Europa pierde encanto. Hace unas décadas éramos la inspiración del mundo. Los ámbitos financieros y empresariales querían estar presentes en nuestro continente. Europa era el centro de la moda, la cultura y el arte. Su pensamiento filosófico y científico irradiaba a todo el orbe. Hoy, la influencia económica se ha ido desplazando hacia el suroeste asiático y el mundo anglosajón nos ha perdido el respeto. Reino Unido nos ha dado la espalda, y Trump prefiere dialogar con Rusia o Japón y busca la fractura de la UE. Solo seguimos siendo atractivos para América latina y los pueblos africanos y del próximo oriente que, cercados por los conflictos bélicos o huyendo de la hambruna, se acercan a nuestras costas buscando la remisión de sus graves problemas.

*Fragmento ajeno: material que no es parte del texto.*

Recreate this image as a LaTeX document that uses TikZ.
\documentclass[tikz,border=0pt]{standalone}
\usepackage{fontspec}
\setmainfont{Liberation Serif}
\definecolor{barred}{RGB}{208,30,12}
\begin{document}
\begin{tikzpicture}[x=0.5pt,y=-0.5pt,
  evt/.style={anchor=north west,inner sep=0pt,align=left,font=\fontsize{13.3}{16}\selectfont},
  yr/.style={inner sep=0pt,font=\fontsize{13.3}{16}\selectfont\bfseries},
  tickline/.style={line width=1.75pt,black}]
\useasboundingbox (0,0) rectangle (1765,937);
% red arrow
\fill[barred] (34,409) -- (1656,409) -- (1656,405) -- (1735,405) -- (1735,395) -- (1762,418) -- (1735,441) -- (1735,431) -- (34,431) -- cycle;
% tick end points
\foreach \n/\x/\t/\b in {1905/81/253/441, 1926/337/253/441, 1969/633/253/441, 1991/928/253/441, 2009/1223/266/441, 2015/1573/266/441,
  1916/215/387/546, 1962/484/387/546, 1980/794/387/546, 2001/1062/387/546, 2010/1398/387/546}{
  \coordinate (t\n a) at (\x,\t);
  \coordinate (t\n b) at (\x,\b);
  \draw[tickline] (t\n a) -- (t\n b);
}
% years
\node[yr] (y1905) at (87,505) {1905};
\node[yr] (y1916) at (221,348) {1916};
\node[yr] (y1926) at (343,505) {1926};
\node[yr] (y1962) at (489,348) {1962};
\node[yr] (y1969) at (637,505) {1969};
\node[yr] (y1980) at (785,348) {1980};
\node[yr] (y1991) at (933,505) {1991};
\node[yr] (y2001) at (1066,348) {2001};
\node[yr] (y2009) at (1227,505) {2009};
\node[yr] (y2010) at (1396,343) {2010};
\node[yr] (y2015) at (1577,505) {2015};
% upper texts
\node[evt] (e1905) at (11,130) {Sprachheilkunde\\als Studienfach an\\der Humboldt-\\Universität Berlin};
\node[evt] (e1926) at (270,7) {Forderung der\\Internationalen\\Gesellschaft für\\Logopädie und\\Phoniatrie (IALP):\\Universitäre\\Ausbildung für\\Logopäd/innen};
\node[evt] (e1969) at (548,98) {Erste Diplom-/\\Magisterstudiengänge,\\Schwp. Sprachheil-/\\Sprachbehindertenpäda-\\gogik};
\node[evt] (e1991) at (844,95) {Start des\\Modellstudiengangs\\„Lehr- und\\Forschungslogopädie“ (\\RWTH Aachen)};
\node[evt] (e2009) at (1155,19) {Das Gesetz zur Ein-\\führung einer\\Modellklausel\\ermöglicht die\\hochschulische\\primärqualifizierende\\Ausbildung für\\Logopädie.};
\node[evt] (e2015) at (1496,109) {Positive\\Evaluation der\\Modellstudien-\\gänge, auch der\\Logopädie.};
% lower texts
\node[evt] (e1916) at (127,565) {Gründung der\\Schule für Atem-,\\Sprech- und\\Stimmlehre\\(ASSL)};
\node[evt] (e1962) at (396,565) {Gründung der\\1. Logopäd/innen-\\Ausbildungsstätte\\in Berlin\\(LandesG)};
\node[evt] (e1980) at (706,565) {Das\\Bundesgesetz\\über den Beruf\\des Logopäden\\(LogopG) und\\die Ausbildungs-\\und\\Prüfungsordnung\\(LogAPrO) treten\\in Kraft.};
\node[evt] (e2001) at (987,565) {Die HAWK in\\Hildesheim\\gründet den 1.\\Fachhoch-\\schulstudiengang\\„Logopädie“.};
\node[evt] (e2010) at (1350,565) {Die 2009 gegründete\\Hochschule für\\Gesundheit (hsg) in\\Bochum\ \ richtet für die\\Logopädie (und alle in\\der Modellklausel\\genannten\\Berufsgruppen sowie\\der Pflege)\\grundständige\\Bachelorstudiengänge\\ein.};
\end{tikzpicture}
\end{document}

La UE pasa por el momento más delicado desde su nacimiento. Apenas acabamos de reponernos de las graves consecuencias de la última crisis económica, cuando de nuevo aparecen los nubarrones de una recesión o, cuando menos, de un periodo de débil crecimiento. No podemos prescindir de las políticas de austeridad pese a los efectos positivos de la política monetaria seguida por el Banco Central Europeo. No podemos o no sabemos superar la crisis humanitaria provocada por los refugiados.Y los nacionalismos y populismos, alentados por eurófobos y euroescépticos, siguen creciendo (no debemos minusvalorar los últimos resultados en Holanda).

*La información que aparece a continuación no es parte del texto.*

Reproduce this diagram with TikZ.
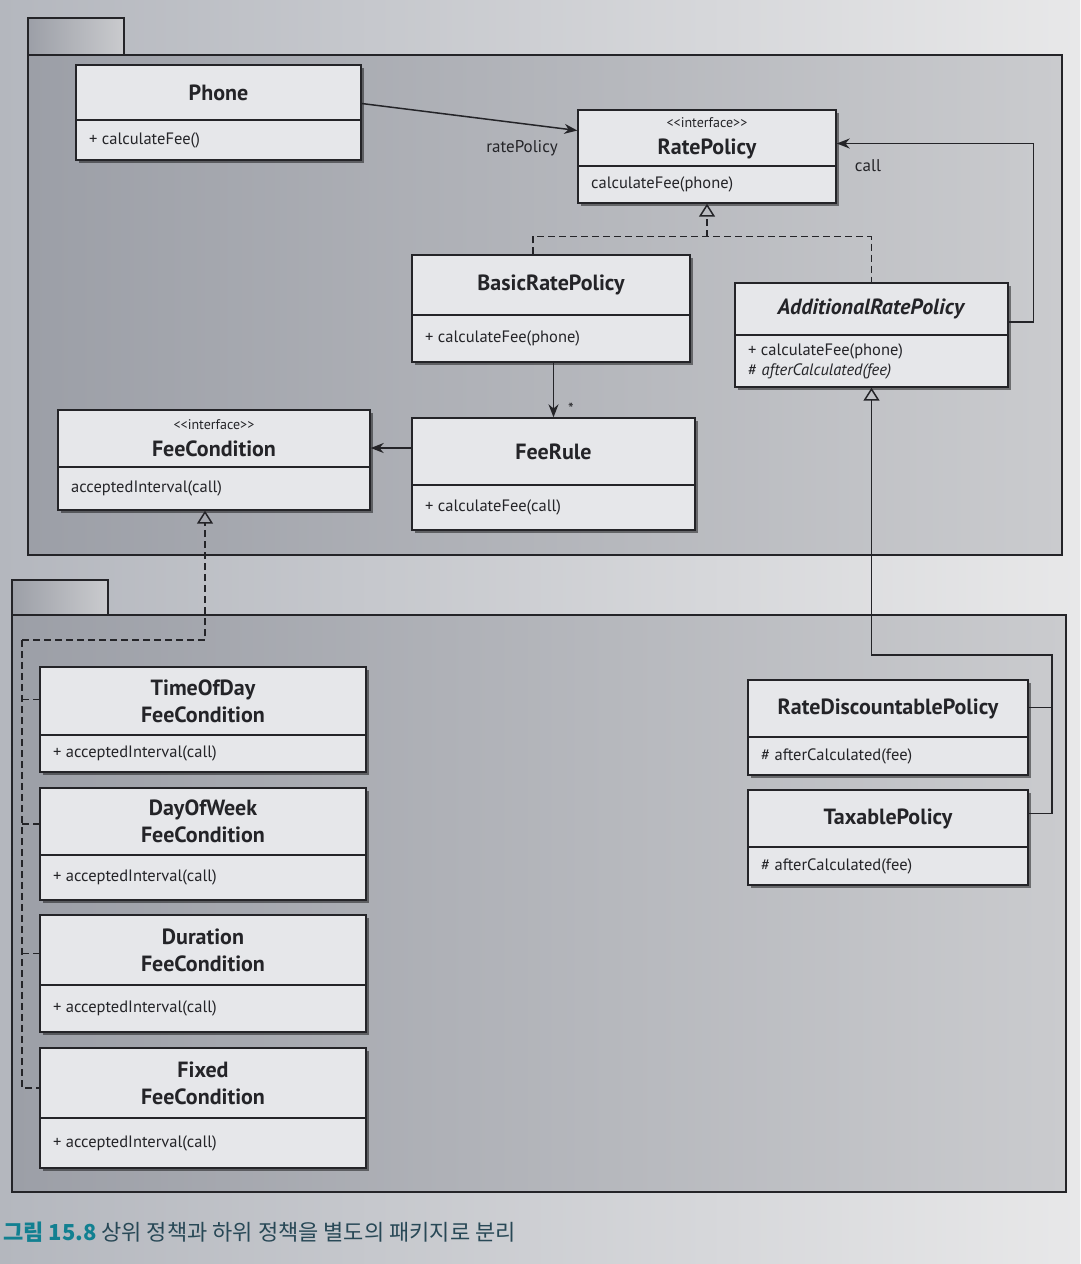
\documentclass[tikz,border=0pt]{standalone}
\usepackage{fontspec}
\setmainfont{PT Sans}
\newfontfamily\plainfont{PT Sans}
\newfontfamily\krfont{Noto Sans CJK KR}
\usetikzlibrary{arrows.meta,shadows,calc}

\definecolor{pagelight}{RGB}{232,232,233}
\definecolor{pagedark}{RGB}{180,183,190}
\definecolor{pkgdark}{RGB}{156,159,167}
\definecolor{pkglight}{RGB}{202,203,206}
\definecolor{boxfill}{RGB}{230,231,234}
\definecolor{ink}{RGB}{36,36,40}
\definecolor{capteal}{RGB}{18,128,145}
\definecolor{capink}{RGB}{40,72,86}

\tikzset{
  classbox/.style={draw=ink, line width=1.4pt, fill=boxfill, inner sep=0pt,
    drop shadow={shadow xshift=2.5pt, shadow yshift=-3pt, opacity=0.45, fill=black}},
  divider/.style={draw=ink, line width=1.3pt},
  titletext/.style={font=\fontsize{22}{27}\selectfont\bfseries, align=center, text=ink, inner sep=0pt},
  membertext/.style={font=\fontsize{16.5}{20}\selectfont, align=left, text=ink, inner sep=0pt, anchor=west},
  conn/.style={draw=ink, line width=1.5pt},
  assoc/.style={conn, -{Stealth[length=13pt,width=10pt]}},
  dashline/.style={conn, dash pattern=on 7pt off 4pt},
  realize/.style={dashline, -{Triangle[open, length=13pt, width=16pt, line width=1.5pt]}},
  general/.style={conn, -{Triangle[open, length=13pt, width=16pt, line width=1.5pt]}},
  pkg/.style={draw=ink, line width=1.5pt, left color=pkgdark, right color=pkglight},
  lbl/.style={font=\fontsize{17}{20}\selectfont, text=ink, inner sep=0pt},
}

% class box: name, left, top, right, bottom, divider y, title, members
\newcommand\umlclass[8]{%
  \node[classbox, minimum width={(#4)-(#2)}, minimum height={(#5)-(#3)}]
    (#1) at ({((#2)+(#4))/2},{((#3)+(#5))/2}) {};
  \draw[divider] ({#2},{#6}) -- ({#4},{#6});
  \node[titletext] (#1-t) at ({((#2)+(#4))/2},{((#3)+(#6))/2}) {#7};
  \node[membertext] (#1-m) at ({(#2)+13},{((#6)+(#5))/2}) {#8};
}
\newcommand\stereo{{\plainfont\mdseries\fontsize{14}{16}\selectfont <<interface>>}\\[0pt]}

\begin{document}
\begin{tikzpicture}[x=1pt,y=-1pt]
\useasboundingbox (0,0) rectangle (1080,1264);
\shade[left color=pagedark, right color=pagelight] (0,0) rectangle (1080,1264);

% upper package
\path[pkg] (28,18) rectangle (124,55);
\path[pkg] (28,55) rectangle (1062,555);
% lower package
\path[pkg] (12,580) rectangle (108,615);
\path[pkg] (12,615) rectangle (1066,1192);

% classes of the upper package
\umlclass{Phone}{76}{65}{361}{160}{120}{Phone}{+ calculateFee()}
\umlclass{RatePolicy}{578}{110}{836}{203}{166}{\stereo RatePolicy}{calculateFee(phone)}
\umlclass{BasicRatePolicy}{412}{255}{690}{362}{315}{BasicRatePolicy}{+ calculateFee(phone)}
\umlclass{AdditionalRatePolicy}{735}{283}{1008}{387}{335}{\textit{AdditionalRatePolicy}}{+ calculateFee(phone)\\\# \textit{afterCalculated(fee)}}
\umlclass{FeeCondition}{58}{410}{370}{510}{467}{\stereo FeeCondition}{acceptedInterval(call)}
\umlclass{FeeRule}{412}{418}{695}{530}{485}{FeeRule}{+ calculateFee(call)}

% classes of the lower package
\umlclass{TimeOfDayFeeCondition}{40}{667}{366}{772}{735}{TimeOfDay\\FeeCondition}{+ acceptedInterval(call)}
\umlclass{DayOfWeekFeeCondition}{40}{788}{366}{900}{855}{DayOfWeek\\FeeCondition}{+ acceptedInterval(call)}
\umlclass{DurationFeeCondition}{40}{915}{366}{1032}{985}{Duration\\FeeCondition}{+ acceptedInterval(call)}
\umlclass{FixedFeeCondition}{40}{1048}{366}{1168}{1118}{Fixed\\FeeCondition}{+ acceptedInterval(call)}
\umlclass{RateDiscountablePolicy}{748}{680}{1028}{775}{737}{RateDiscountablePolicy}{\# afterCalculated(fee)}
\umlclass{TaxablePolicy}{748}{790}{1028}{885}{847}{TaxablePolicy}{\# afterCalculated(fee)}

% Phone -> RatePolicy
\draw[assoc] ([yshift=9pt]Phone.east) -- ([yshift=26pt]RatePolicy.west);
\node[lbl] (ratePolicyLbl) at (522,148) {ratePolicy};

% realizations of RatePolicy
\coordinate (rpjoin) at ($(RatePolicy.south)+(0,33)$);
\draw[dashline] ([xshift=-18pt]BasicRatePolicy.north) |- (rpjoin) -| (AdditionalRatePolicy.north);
\draw[realize] (rpjoin) -- (RatePolicy.south);

% AdditionalRatePolicy -> RatePolicy (call)
\draw[assoc] ([yshift=13pt]AdditionalRatePolicy.east) -- ++(25,0) |- ([yshift=13pt]RatePolicy.east);
\node[lbl] (callLbl) at (868,166) {call};

% BasicRatePolicy -> FeeRule
\draw[assoc] (BasicRatePolicy.south -| FeeRule.north) -- (FeeRule.north);
\node[lbl, font=\fontsize{16}{18}\selectfont] (manyLbl) at (571,409) {*};

% FeeRule -> FeeCondition
\coordinate (fcin) at ([yshift=12pt]FeeCondition.east);
\draw[assoc] (FeeRule.west |- fcin) -- (fcin);

% realizations of FeeCondition
\coordinate (fcbus) at (22,640);
\draw[realize] (fcbus) -| ([xshift=-9pt]FeeCondition.south);
\coordinate (FixedFeeCondition-stub) at ([yshift=20pt]FixedFeeCondition.west);
\draw[dashline] (fcbus) |- (FixedFeeCondition-stub);
\foreach \c in {TimeOfDayFeeCondition,DayOfWeekFeeCondition,DurationFeeCondition}{
  \coordinate (\c-stub) at ([yshift=20pt]\c.west);
  \draw[dashline] (fcbus |- \c-stub) -- (\c-stub);
}

% generalizations of AdditionalRatePolicy
\coordinate (genturn) at (1052,655);
\draw[general] ([yshift=24pt]TaxablePolicy.east) -| (genturn) -| (AdditionalRatePolicy.south);
\coordinate (rdout) at ([yshift=20pt]RateDiscountablePolicy.east);
\draw[conn] (rdout) -- (rdout -| genturn);

% caption
\node[anchor=base west, inner sep=0pt, font=\krfont\fontsize{22}{26}\selectfont] (caption) at (3,1240)
  {\textcolor{capteal}{\bfseries 그림 15.8} \textcolor{capink}{상위 정책과 하위 정책을 별도의 패키지로 분리}};
\end{tikzpicture}
\end{document}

Con estas perspectivas, Europa navega sin rumbo. Falta liderazgo. Desaparecida la generación de los padres que edificaron los cimientos de la actual unión, parece que solo políticos mediocres y burócratas gobiernan el timón. Las instituciones europeas, salvo el BCE, están desaparecidas. Candidatos a futuros líderes nacionalesse despiertan enfangados con escándalos de corrupción. Podíamos seguir. Pero prefiero terminar con el profético diagnóstico que ya hiciera Ortega y Gasset en la primera mitad del siglo pasado: «El síntoma más elocuente de la hora actual es la ausencia en toda Europa de una ilusión hacia el mañana».